Le lendemain, 4 mars, à l'ouverture de la séance, on vit entrer solennellement Manuel suivi de toute la gauche. Le président lui ayant ordonné de se retirer, en vertu du vote de la veille, le député de la Vendée répondit : « Monsieur le président, hier j'ai annoncé que je ne céderais qu'à la violence. Aujourd'hui je viens tenir parole. » La séance fut suspendue, la gauche restant en séance, la droite se retirant dans les bureaux. Au bout d'une heure le chef des huissiers vint lire à Manuel un ordre du président portant que « s'il en est besoin, les huissiers pourront se faire assister par la force armée. »-« L'ordre dont vous êtes porteur est illégal, répondit Manuel, je n'y obtempérerai pas. » Alors se présenta un piquet de gardes nationaux; mais devant les protestations de Casimir Périer et de La Fayette, l'officier se trouble, le sergent, requis de faire son devoir, reste immobile, et le piquet se retire aux cris de « Vive la garde nationale! » Alors intervint un détachement de gendarmes conduits par le colonel de Foucault. Sommé de sortir au nom de la loi, Manuel répondit « C'est en violation de la loi. » - « Gendarmes, faites votre devoir», dit M. de Foucault; les gendarmes saisirent Manuel, qui, sans résistance, descendit escorté de toute la gauche. Le lendemain, 62 députés protestèrent contre l'expulsion dans une lettre adressée au président et dont la droite refusa d'entendre la lecture; devant cette attitude, la gauche quitta la salle et ne reparut plus pendant la session; le centre gauche siégea, mais ne prit part ni aux débats ni aux votes.

Manuel, résigné à une retraite que l'état de sa santé eût bientôt rendue nécessaire, s'aperçut encore que les passions politiques, aussi vives dans le pays qu'à la Chambre, ne désarmaient jamais. Appelé, en novembre 1823, à être le parrain du fils d'un de ses amis, à la Ferté sous Jouarre, on ne put procéder au jour dit à la cérémonie, le père de l'enfant ayant reçu du curé de sa paroisse la lettre qui suit :

« La Ferté sous Jouarre, le 8 novembre 1823.

« Monsieur,

« Informé que M. Manuel doit se présenter demain à mon église, pour être parrain de votre enfant, je crois devoir vous prévenir que, d'après une lettre de Mgr l'évêque de Meaux, en date du 4 avril dernier, je ne pourrais l'admettre. Je me flatte que vous voudrez bien épargner à votre ami, ainsi qu'à moi, le désagrément d'un refus que je serais obligé de faire.

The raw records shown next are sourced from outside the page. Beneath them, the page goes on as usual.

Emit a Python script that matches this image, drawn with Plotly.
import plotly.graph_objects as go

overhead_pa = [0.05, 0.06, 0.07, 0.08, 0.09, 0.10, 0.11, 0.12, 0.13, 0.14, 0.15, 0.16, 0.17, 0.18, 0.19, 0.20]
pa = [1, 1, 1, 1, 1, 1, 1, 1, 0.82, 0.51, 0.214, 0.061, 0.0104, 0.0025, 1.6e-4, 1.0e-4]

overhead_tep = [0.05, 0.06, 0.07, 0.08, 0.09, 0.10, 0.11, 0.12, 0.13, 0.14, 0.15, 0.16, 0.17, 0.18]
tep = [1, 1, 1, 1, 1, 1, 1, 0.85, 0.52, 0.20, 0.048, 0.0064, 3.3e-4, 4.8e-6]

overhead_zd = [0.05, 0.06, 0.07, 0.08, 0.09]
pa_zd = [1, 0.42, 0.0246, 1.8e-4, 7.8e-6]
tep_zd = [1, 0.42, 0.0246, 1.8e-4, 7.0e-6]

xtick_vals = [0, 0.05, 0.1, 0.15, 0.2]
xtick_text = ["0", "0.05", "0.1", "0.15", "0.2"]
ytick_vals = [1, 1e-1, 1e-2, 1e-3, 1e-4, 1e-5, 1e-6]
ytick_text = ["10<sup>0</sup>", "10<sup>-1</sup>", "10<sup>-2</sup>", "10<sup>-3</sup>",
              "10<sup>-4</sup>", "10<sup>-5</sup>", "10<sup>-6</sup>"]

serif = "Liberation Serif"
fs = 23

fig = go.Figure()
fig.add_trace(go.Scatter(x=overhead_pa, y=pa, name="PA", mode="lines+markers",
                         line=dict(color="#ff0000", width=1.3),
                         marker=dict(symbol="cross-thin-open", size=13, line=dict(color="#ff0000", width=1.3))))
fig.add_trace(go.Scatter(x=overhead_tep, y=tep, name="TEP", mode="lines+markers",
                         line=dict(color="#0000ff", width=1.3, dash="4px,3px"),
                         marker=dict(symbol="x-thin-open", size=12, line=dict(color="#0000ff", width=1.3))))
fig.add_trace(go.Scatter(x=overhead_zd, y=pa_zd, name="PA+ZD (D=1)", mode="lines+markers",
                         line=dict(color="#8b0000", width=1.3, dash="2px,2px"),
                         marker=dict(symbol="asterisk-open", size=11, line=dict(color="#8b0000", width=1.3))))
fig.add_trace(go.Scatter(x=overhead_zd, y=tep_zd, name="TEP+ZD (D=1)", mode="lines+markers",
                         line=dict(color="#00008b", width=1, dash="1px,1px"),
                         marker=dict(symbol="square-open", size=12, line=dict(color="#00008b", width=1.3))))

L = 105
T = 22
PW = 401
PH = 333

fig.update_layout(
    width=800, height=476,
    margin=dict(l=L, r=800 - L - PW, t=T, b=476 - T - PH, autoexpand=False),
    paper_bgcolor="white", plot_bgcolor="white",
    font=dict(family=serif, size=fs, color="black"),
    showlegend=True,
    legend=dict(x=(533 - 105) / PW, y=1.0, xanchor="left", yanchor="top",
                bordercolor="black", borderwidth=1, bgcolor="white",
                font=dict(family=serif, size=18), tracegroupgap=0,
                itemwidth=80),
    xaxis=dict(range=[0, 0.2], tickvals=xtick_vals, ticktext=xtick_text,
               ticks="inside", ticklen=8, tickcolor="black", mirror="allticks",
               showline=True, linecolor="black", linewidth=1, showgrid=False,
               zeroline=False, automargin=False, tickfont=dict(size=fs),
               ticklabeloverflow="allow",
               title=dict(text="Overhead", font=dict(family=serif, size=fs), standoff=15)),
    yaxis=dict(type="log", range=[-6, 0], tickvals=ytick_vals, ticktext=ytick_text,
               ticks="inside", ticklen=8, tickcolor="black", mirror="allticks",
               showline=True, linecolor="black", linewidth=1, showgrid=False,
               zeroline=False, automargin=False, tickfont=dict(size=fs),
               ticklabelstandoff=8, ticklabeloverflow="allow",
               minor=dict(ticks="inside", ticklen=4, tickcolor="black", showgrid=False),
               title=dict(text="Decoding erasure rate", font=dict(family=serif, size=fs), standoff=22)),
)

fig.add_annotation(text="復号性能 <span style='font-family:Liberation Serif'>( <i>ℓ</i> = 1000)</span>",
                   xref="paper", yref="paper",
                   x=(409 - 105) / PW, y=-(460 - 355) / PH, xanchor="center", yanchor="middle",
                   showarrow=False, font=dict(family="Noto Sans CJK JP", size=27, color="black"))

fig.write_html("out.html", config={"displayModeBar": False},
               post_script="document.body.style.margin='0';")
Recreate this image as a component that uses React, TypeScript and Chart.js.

« Agréez, monsieur, l'assurance de ma considération.

Signé: CAUVIN, curé doyen et chanoine-honoraire. »

Le baptême se fit deux jours plus tard dans l'église d'une commune voisine, et sans incident.

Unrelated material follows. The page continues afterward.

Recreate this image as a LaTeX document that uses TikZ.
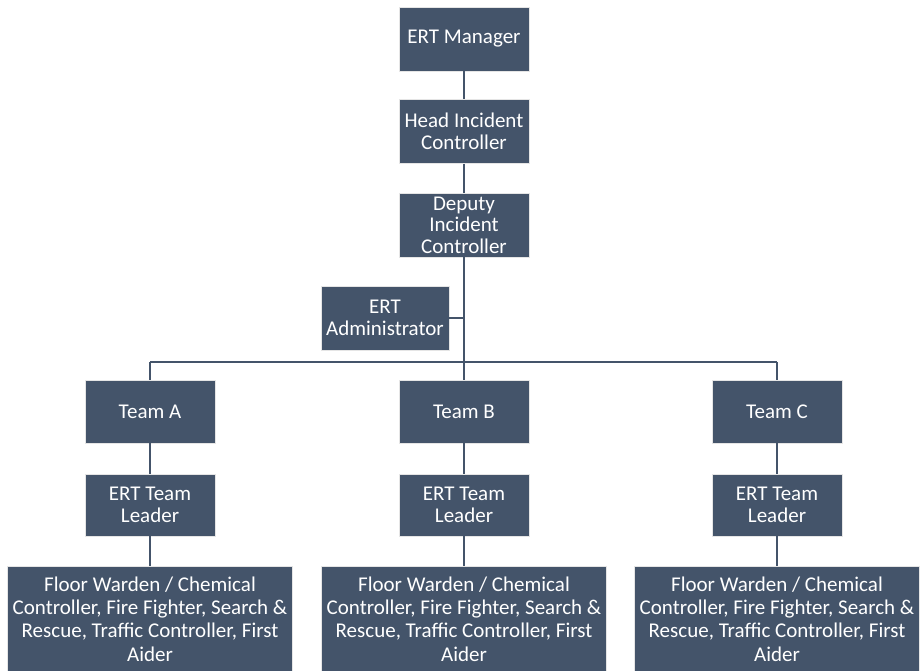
\documentclass[tikz,border=0pt]{standalone}
\usepackage{fontspec}
\setmainfont{Carlito}
\definecolor{slate}{HTML}{44546A}

\begin{document}
\begin{tikzpicture}[x=1pt,y=-1pt,
    role/.style={fill=slate,draw=gray!20,line width=0.8pt,text=white,align=center,
        font={\fontsize{21}{21.5}\selectfont},inner sep=0pt,
        minimum width=130pt,minimum height=64pt},
    crew/.style={role,minimum width=285pt,minimum height=106pt,
        font={\fontsize{21}{23.3}\selectfont}},
    link/.style={draw=slate,line width=2.6pt}]
\useasboundingbox (0,0) rectangle (921,671);

\node[role] (mgr) at (464,39) {ERT Manager};
\node[role] (head) at (464,131.5) {Head Incident\\Controller};
\node[role] (deputy) at (464,225) {Deputy\\Incident\\Controller};
\node[role,minimum width=128pt] (admin) at (385,318) {ERT\\Administrator};

\coordinate (busL) at (150,362);
\coordinate (busR) at (777,362);

\node[role,minimum height=63pt] (teamA) at (150,411.5) {Team A};
\node[role,minimum height=63pt] (teamB) at (464,411.5) {Team B};
\node[role,minimum height=63pt] (teamC) at (777,411.5) {Team C};

\node[role,minimum height=62pt] (leadA) at (150,505) {ERT Team\\Leader};
\node[role,minimum height=62pt] (leadB) at (464,505) {ERT Team\\Leader};
\node[role,minimum height=62pt] (leadC) at (777,505) {ERT Team\\Leader};

\node[crew] (crewA) at (150,619) {Floor Warden / Chemical\\Controller, Fire Fighter, Search \&\\Rescue, Traffic Controller, First\\Aider};
\node[crew] (crewB) at (464,619) {Floor Warden / Chemical\\Controller, Fire Fighter, Search \&\\Rescue, Traffic Controller, First\\Aider};
\node[crew] (crewC) at (777,619) {Floor Warden / Chemical\\Controller, Fire Fighter, Search \&\\Rescue, Traffic Controller, First\\Aider};

\draw[link] (mgr) -- (head);
\draw[link] (head) -- (deputy);
\draw[link] (deputy.south) -- (deputy.south |- busL);
\draw[link] (admin.east) -- (admin.east -| deputy.south);
\draw[link] (busL) -- (busR);
\foreach \t in {A,B,C}{
  \draw[link] (team\t.north) -- (team\t.north |- busL);
  \draw[link] (team\t) -- (lead\t);
  \draw[link] (lead\t) -- (crew\t);
}

\end{tikzpicture}
\end{document}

Manuel passa dans la retraite les dernières années de sa vie, et mourut chez son ami Lafitte, au château de Maisons. Son corps fut transporté au Père-Lachaise suivi d'une foule immense; malgré les précautions prises par la police, qui n'avait accordé le passage que par les boulevards extérieurs, ce ne fut qu'à grande peine qu'on put éviter des troubles sérieux.